L'organisation mise en place pour la SARL a très bien marché pendant de nombreuses années. Robert avait réellement les mains libres pour faire son travail de gérant, mais me tenait en principe au courant de la marche des affaires. En pratique, nous discutions régulièrement des affaires au téléphone, et je voyais les choses en détail à l'occasion de l'assemblée générale qui avait lieu au printemps, et qui a toujours gardé un caractère formel. Le moment de cette AG était aussi pour moi l'occasion d'aller vérifier si la Séveraisse contenait toujours des truites.
Les affaires de la filature ont continué à se développer régulièrement. Le tissage a été abandonné au profit d'un accord avec un fabricant de couverture de la Tour du Pin, Giroud. Dans les termes de cet accord, Giroud fournissait à la filature des couvertures destinées à la revente, et la filature fabriquait pour eux du fil destiné au tissage de ces couvertures. Cet accord donnait un nouveau coup de fouet à l'activité, et le camion de Giroud apportant la matière première et remportant le fil faisait régulièrement la navette entre les deux usines. La place laissée libre par les deux métiers à tisser a été occupée par une nouvelle peloteuse (machine à fabriquer des pelotes).
Sur le plan familial, malheureusement, Papa a fait un A.V.C. assez sérieux qui l'a laissé handicapé à vie, en particulier pour s'exprimer. C'était en 1975. En 1976, Maman a été à son tour victime d'un A.V.C. (rupture d'anévrisme), elle, très sérieux. C'était en novembre 1976. Elle a d'abord été transportée à l'hôpital de Gap, puis, rapidement à celui de Grenoble. Par la suite, elle n'a plus jamais eu son entière connaissance, et son état est allé en se dégradant jusqu'à son décès le 17 mai 1977.

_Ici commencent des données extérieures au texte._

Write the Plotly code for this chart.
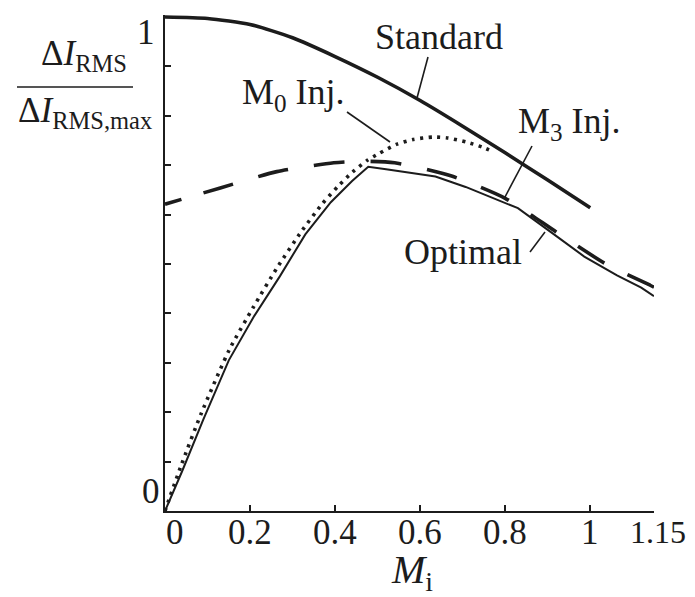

Cependant, l'activité se poursuivait à la filature. Robert était secondé par son épouse Marcelle qui avait abandonné son métier d'institutrice, et qui s'occupait du secrétariat de l'entreprise. Les commandes arrivaient toujours régulièrement, mais le chiffre d'affaires avait tendance à plafonner.
En 1981, un de mes vieux amis de Progil, Bill Roston, qui avait été le patron de la filiale commerciale américaine de Progil avant son rachat par Rhône-Poulenc m'a présenté à une cliente potentielle elle-même patronne d'une entreprise de revente de fil fantaisie aux USA, TAHKI qui marchait très bien. Rendez-vous a été pris pour discuter affaires à l'occasion d'un de mes voyages aux USA, fréquents à cette époque. Nous nous sommes rencontrés, Diane et moi, dans le lobby d'un hôtel du New Jersey, où nous avons décidé d'une commande d'essai. Satisfaite des produits, Diane a rapidement organisé un voyage en France pour visiter la filature et rencontrer Robert. L'entente a été parfaite, malgré le handicap de la langue que Robert ne maitrisait pas trop. Mais il compensait largement par sa réactivité pour exécuter les désirs de Diane en matière de fil, et en y ajoutant toujours ses connaissances techniques indubitables et ses dons artistiques personnels. En peu de temps, le chiffre d'affaires de la société s'est énormément développé, tandis que les résultats de la société grimpaient, eux aussi, de façon spectaculaire, essentiellement à cause du taux de change du dollar qui n'arrêtait pas de grimper (voir figure).
Pendant cette période, j'ai été muté à Houston Texas pour prendre la direction du bureau américain d'une nouvelle filiale de Rhône-Poulenc : Rhône-Poulenc Pétrole Services spécialisée dans la vente de produits destinés à la récupération assistée du pétrole ainsi que d'une gamme de produits chimiques destinés au forage pétrolier, et également dans l'assistance technique et l'intervention sur les forages. Je ne pouvais malheureusement plus assister au CE de la société, ni rester au courant des affaires.
Le graphique du taux de change du dollar explique tout à fait l'aventure Tahki : le marché américain est un marché immense, et tous les Européens qui y ont développé un produit ont fait la même expérience : si le produit est accepté, on se trouve invariablement débordé par le succès, et on doit faire des choix stratégiques : si l'on est une grande entreprise, on peut investir pour se mettre au niveau du marché. Mais si l'on est une petite entreprise comme la filature, si l'on peut investir, il faut aussi impérativement savoir limiter ses prétentions sur ce marché afin de ne pas déséquilibrer son portefeuille de clientèle, et d'essayer de faire accepter par le client américain de limiter son volume. La plupart du temps par les prix. dans notre cas, et à peu près au moment où le dollar a atteint son record historique en février 1985, Tahki représentait plus de 50 % du chiffre d'affaires total de la filature. C'était de la folie. Robert ne le voyait pas, et je n'étais pas là pour le lui dire. (Je ne cherche pas des excuses, et Robert a toujours suivi mes idées sur le plan des affaires. Je reconnais humblement que j'ai fais la faute de ne pas être là).